* _GIVEN REQUEST_:
Omit the pictures and print exactly the lines of the listing below, starting at the first and ending at the line containing "plt.rcParams['font.family'] = ['Liberation".

========================

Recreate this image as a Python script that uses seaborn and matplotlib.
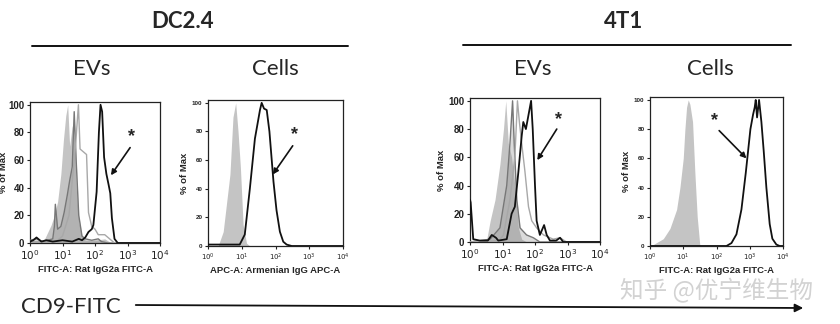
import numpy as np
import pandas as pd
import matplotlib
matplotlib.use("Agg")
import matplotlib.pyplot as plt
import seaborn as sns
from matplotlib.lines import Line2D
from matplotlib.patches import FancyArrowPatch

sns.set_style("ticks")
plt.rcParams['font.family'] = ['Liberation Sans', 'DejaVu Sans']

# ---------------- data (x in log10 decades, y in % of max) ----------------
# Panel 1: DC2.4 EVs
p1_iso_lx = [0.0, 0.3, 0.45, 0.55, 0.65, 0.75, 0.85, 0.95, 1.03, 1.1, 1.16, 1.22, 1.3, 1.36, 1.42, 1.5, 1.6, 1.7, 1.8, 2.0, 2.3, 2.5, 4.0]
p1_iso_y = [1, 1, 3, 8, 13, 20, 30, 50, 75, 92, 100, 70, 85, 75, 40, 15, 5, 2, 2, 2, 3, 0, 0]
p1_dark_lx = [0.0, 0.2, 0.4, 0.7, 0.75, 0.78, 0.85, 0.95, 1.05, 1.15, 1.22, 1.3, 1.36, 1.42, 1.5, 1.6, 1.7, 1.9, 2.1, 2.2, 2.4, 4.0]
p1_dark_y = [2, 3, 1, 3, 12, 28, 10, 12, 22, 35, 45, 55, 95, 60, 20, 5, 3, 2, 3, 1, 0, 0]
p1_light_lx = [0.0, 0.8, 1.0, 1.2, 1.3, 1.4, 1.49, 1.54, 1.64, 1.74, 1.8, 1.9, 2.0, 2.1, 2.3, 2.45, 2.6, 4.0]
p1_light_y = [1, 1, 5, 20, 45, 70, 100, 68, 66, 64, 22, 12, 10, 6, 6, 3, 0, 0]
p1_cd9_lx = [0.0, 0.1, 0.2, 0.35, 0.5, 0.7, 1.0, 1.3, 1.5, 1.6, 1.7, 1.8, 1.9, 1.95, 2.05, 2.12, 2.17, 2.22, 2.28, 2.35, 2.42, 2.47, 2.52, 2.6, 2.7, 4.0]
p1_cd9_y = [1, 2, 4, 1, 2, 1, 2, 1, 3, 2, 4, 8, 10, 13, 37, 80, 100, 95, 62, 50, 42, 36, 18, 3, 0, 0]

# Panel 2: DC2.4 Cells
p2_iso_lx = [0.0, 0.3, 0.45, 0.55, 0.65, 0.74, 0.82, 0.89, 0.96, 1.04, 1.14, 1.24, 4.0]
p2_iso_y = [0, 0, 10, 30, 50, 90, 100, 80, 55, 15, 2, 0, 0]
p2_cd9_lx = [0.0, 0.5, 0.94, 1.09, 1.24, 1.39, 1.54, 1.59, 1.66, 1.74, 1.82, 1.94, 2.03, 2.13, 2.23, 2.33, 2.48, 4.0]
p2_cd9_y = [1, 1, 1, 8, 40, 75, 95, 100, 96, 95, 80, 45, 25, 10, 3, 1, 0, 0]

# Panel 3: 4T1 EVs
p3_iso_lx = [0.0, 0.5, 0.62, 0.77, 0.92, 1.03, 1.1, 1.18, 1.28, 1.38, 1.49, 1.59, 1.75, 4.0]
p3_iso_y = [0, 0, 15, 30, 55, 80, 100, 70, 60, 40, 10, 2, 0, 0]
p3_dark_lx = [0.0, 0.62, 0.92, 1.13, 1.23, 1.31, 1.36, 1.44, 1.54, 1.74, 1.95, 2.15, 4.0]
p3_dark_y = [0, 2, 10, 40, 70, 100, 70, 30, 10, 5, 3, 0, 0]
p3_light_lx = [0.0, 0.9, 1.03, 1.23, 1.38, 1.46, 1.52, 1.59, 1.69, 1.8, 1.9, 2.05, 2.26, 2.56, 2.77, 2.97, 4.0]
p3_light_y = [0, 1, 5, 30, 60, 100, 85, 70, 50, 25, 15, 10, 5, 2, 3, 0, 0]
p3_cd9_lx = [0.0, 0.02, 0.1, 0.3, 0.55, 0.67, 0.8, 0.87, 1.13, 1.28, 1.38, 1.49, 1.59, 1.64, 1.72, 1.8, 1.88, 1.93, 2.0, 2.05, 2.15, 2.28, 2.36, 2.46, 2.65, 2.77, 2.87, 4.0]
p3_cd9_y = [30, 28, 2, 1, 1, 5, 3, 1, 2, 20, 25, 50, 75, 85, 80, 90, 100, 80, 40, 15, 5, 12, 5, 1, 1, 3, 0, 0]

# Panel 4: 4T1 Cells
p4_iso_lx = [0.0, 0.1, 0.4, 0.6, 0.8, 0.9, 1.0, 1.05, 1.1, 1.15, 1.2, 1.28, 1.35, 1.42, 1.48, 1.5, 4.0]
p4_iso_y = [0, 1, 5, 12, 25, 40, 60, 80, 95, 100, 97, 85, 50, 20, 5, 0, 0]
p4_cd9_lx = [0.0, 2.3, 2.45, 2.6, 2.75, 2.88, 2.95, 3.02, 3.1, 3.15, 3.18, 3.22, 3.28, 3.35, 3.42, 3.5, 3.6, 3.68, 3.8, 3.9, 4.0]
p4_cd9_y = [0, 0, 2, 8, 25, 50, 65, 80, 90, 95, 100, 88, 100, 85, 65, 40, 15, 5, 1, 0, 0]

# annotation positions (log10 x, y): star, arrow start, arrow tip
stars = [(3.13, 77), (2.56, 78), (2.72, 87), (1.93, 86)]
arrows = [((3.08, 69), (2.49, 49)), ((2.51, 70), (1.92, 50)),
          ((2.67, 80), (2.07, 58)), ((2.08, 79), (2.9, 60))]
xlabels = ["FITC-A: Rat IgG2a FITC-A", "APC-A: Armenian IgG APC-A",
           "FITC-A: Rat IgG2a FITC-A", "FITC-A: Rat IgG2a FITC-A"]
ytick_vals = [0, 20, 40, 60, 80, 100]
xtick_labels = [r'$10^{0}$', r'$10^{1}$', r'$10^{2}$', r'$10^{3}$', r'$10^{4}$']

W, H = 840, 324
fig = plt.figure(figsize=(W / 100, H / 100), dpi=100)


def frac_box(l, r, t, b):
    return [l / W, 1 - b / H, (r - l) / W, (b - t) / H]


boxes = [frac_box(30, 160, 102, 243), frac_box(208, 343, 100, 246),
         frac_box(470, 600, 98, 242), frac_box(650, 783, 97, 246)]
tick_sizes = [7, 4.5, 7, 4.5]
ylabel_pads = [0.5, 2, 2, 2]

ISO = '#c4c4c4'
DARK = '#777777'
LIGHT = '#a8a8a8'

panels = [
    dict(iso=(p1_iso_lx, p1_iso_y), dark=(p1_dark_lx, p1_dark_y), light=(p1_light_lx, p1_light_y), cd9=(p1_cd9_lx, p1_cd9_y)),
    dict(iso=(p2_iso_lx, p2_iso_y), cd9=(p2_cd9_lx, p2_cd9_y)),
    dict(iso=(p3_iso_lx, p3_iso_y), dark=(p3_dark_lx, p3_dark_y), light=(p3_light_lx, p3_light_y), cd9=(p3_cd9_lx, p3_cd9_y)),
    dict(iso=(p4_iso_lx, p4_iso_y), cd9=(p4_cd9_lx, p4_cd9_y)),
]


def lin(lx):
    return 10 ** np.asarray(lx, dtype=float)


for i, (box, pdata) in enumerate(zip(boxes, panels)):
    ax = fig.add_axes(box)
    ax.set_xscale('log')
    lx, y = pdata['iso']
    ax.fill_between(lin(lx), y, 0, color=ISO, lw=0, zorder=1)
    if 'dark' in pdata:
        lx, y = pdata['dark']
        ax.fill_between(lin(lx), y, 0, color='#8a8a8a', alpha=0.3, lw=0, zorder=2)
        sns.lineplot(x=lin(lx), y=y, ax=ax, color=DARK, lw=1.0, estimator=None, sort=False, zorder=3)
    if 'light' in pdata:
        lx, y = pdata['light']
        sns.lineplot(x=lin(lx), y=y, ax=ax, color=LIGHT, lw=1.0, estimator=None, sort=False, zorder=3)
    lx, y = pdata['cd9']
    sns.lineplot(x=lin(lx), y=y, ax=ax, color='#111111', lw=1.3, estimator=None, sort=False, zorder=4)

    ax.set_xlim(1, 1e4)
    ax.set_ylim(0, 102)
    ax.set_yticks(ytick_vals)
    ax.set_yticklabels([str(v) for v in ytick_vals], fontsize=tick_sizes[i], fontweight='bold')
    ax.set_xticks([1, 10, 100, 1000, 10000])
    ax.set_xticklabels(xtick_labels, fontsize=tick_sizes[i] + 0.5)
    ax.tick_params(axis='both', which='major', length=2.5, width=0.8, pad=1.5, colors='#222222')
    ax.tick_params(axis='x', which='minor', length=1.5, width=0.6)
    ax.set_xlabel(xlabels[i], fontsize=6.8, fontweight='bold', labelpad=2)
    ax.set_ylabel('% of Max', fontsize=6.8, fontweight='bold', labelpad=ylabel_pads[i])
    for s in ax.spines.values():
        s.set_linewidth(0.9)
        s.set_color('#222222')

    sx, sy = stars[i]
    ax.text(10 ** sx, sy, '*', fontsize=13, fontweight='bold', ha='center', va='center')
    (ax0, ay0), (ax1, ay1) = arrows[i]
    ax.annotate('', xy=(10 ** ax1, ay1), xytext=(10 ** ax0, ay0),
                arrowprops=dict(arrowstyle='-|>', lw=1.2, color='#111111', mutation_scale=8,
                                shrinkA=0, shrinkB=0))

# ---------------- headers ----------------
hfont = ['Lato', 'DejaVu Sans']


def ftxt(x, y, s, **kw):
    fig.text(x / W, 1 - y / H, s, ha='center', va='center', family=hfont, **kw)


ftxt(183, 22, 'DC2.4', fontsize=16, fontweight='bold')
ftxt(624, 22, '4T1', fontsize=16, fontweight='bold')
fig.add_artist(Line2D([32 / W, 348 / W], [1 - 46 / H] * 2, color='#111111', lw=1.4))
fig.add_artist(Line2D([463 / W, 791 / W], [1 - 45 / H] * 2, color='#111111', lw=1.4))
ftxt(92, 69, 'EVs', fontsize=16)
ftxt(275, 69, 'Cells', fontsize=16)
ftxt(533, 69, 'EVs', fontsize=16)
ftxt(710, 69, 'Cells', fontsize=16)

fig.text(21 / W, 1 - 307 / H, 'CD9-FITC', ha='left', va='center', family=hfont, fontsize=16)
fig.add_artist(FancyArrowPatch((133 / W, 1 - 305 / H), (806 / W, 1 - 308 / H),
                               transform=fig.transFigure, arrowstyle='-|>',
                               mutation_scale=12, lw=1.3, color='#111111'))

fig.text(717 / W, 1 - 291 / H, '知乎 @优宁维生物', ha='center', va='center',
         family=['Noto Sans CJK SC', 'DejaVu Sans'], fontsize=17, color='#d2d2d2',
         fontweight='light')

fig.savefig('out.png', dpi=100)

========================

* _ANSWER TO THE PROBLEM_:
Recreate this image as a Python script that uses seaborn and matplotlib.
import numpy as np
import pandas as pd
import matplotlib
matplotlib.use("Agg")
import matplotlib.pyplot as plt
import seaborn as sns
from matplotlib.lines import Line2D
from matplotlib.patches import FancyArrowPatch

sns.set_style("ticks")
plt.rcParams['font.family'] = ['Liberation Sans', 'DejaVu Sans']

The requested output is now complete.